TASK: Repeat everything from the first line of the listing below through the line that contains "lateral = [0.00, 0.00, 0.00, 0.00, 0.00, 0.00]", exactly. Leave out pictures.

--------------------

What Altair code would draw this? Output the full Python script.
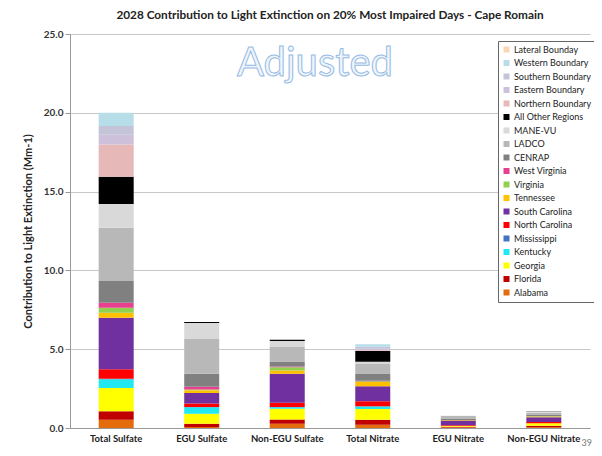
import altair as alt
import pandas as pd

categories = ["Total Sulfate", "EGU Sulfate", "Non-EGU Sulfate", "Total Nitrate", "EGU Nitrate", "Non-EGU Nitrate"]

# stack order: bottom -> top
series = ["Alabama", "Florida", "Georgia", "Kentucky", "Mississippi", "North Carolina",
          "South Carolina", "Tennessee", "Virginia", "West Virginia", "CENRAP", "LADCO",
          "MANE-VU", "All Other Regions", "Northern Boundary", "Eastern Boundary",
          "Southern Boundary", "Western Boundary", "Lateral Bounday"]
colors = ["#E46C0A", "#C00000", "#FFFF00", "#22E8F2", "#4472C4", "#FF0000",
          "#7030A0", "#FFC000", "#92D050", "#E8408F", "#808080", "#B8B8B8",
          "#D9D9D9", "#000000", "#E6B8B7", "#CCC0DA", "#C4C4D8", "#B7DEE8", "#FAD7B5"]

alabama = [0.53, 0.07, 0.27, 0.20, 0.03, 0.05]
florida = [0.53, 0.20, 0.27, 0.32, 0.05, 0.10]
georgia = [1.48, 0.63, 0.68, 0.68, 0.05, 0.15]
kentucky = [0.56, 0.42, 0.10, 0.17, 0.00, 0.00]
mississippi = [0.02, 0.01, 0.01, 0.01, 0.00, 0.00]
north_carolina = [0.60, 0.22, 0.28, 0.32, 0.05, 0.08]
south_carolina = [3.27, 0.67, 1.84, 0.95, 0.30, 0.30]
tennessee = [0.32, 0.17, 0.20, 0.27, 0.02, 0.05]
virginia = [0.32, 0.05, 0.20, 0.05, 0.01, 0.02]
west_virginia = [0.32, 0.17, 0.05, 0.03, 0.00, 0.00]
cenrap = [1.37, 0.84, 0.32, 0.46, 0.10, 0.10]
ladco = [3.38, 2.20, 0.95, 0.60, 0.15, 0.12]
mane_vu = [1.52, 1.02, 0.35, 0.14, 0.02, 0.08]
all_other = [1.72, 0.05, 0.08, 0.68, 0.00, 0.02]
northern = [2.05, 0.00, 0.00, 0.05, 0.00, 0.00]
eastern = [0.62, 0.00, 0.00, 0.10, 0.00, 0.00]
southern = [0.55, 0.00, 0.00, 0.13, 0.00, 0.00]
western = [0.84, 0.00, 0.00, 0.15, 0.00, 0.00]
lateral = [0.00, 0.00, 0.00, 0.00, 0.00, 0.00]

values = [alabama, florida, georgia, kentucky, mississippi, north_carolina, south_carolina,
          tennessee, virginia, west_virginia, cenrap, ladco, mane_vu, all_other, northern,
          eastern, southern, western, lateral]

rows = []
for i, (s, vals) in enumerate(zip(series, values)):
    for c, v in zip(categories, vals):
        rows.append({"Category": c, "Source": s, "Value": v, "order": i})
df = pd.DataFrame(rows)

legend_order = list(reversed(series))
legend_colors = list(reversed(colors))

FONT = "Lato"

bars = alt.Chart(df).mark_bar(size=35).encode(
    x=alt.X("Category:N", sort=categories,
            scale=alt.Scale(paddingInner=0.6, paddingOuter=0.34),
            axis=alt.Axis(title=None, labelAngle=0, labelFontWeight="bold", labelFontSize=9.5,
                          labelColor="#222", ticks=False, domainColor="#999", labelPadding=5)),
    y=alt.Y("Value:Q", stack="zero",
            scale=alt.Scale(domain=[0, 25]),
            axis=alt.Axis(title="Contribution to Light Extinction (Mm-1)", values=[0, 5, 10, 15, 20, 25],
                          format=".1f", labelFontSize=10, labelFontWeight="bold", labelColor="#333",
                          titleFontSize=11, titleFontWeight="bold", titleColor="#222",
                          gridColor="#C8C8C8", domainColor="#999", tickColor="#999", tickSize=5,
                          titlePadding=10)),
    color=alt.Color("Source:N", scale=alt.Scale(domain=legend_order, range=legend_colors),
                    legend=alt.Legend(title=None, orient="none", legendX=428, legendY=7,
                                      symbolType="square", symbolSize=36, symbolStrokeWidth=0,
                                      labelFontSize=9, labelColor="#222", rowPadding=3.5,
                                      symbolOffset=0, labelOffset=3,
                                      strokeColor="#666", fillColor="white", padding=4,
                                      labelLimit=120)),
    order=alt.Order("order:Q", sort="ascending"),
)

wm = alt.Chart(pd.DataFrame({"t": ["Adjusted"]})).mark_text(
    font=FONT, fontSize=40, fill="#F0F5FB", stroke="#95BBE4", strokeWidth=1, align="center",
    baseline="middle"
).encode(text="t:N", x=alt.value(245), y=alt.value(30))

page = alt.Chart(pd.DataFrame({"t": ["39"]})).mark_text(
    font=FONT, fontSize=9, color="#777", align="right", baseline="middle", dx=2, dy=15
).encode(text="t:N", x=alt.value("width"), y=alt.value("height"))

chart = alt.layer(bars, wm, page).properties(
    width=586, height=440,
    autosize=alt.AutoSizeParams(type="fit", contains="padding"),
    padding={"left": 14, "top": 2, "right": 2, "bottom": 0},
    title=alt.Title("2028 Contribution to Light Extinction on 20% Most Impaired Days - Cape Romain",
                    fontSize=11.8, fontWeight="bold", color="#222", offset=7, font=FONT),
).configure(font=FONT).configure_view(stroke=None)

chart.save("out.html", embed_options={"renderer": "svg", "actions": False})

--------------------

OUTPUT OF THE EXERCISE:
What Altair code would draw this? Output the full Python script.
import altair as alt
import pandas as pd

categories = ["Total Sulfate", "EGU Sulfate", "Non-EGU Sulfate", "Total Nitrate", "EGU Nitrate", "Non-EGU Nitrate"]

# stack order: bottom -> top
series = ["Alabama", "Florida", "Georgia", "Kentucky", "Mississippi", "North Carolina",
          "South Carolina", "Tennessee", "Virginia", "West Virginia", "CENRAP", "LADCO",
          "MANE-VU", "All Other Regions", "Northern Boundary", "Eastern Boundary",
          "Southern Boundary", "Western Boundary", "Lateral Bounday"]
colors = ["#E46C0A", "#C00000", "#FFFF00", "#22E8F2", "#4472C4", "#FF0000",
          "#7030A0", "#FFC000", "#92D050", "#E8408F", "#808080", "#B8B8B8",
          "#D9D9D9", "#000000", "#E6B8B7", "#CCC0DA", "#C4C4D8", "#B7DEE8", "#FAD7B5"]

alabama = [0.53, 0.07, 0.27, 0.20, 0.03, 0.05]
florida = [0.53, 0.20, 0.27, 0.32, 0.05, 0.10]
georgia = [1.48, 0.63, 0.68, 0.68, 0.05, 0.15]
kentucky = [0.56, 0.42, 0.10, 0.17, 0.00, 0.00]
mississippi = [0.02, 0.01, 0.01, 0.01, 0.00, 0.00]
north_carolina = [0.60, 0.22, 0.28, 0.32, 0.05, 0.08]
south_carolina = [3.27, 0.67, 1.84, 0.95, 0.30, 0.30]
tennessee = [0.32, 0.17, 0.20, 0.27, 0.02, 0.05]
virginia = [0.32, 0.05, 0.20, 0.05, 0.01, 0.02]
west_virginia = [0.32, 0.17, 0.05, 0.03, 0.00, 0.00]
cenrap = [1.37, 0.84, 0.32, 0.46, 0.10, 0.10]
ladco = [3.38, 2.20, 0.95, 0.60, 0.15, 0.12]
mane_vu = [1.52, 1.02, 0.35, 0.14, 0.02, 0.08]
all_other = [1.72, 0.05, 0.08, 0.68, 0.00, 0.02]
northern = [2.05, 0.00, 0.00, 0.05, 0.00, 0.00]
eastern = [0.62, 0.00, 0.00, 0.10, 0.00, 0.00]
southern = [0.55, 0.00, 0.00, 0.13, 0.00, 0.00]
western = [0.84, 0.00, 0.00, 0.15, 0.00, 0.00]
lateral = [0.00, 0.00, 0.00, 0.00, 0.00, 0.00]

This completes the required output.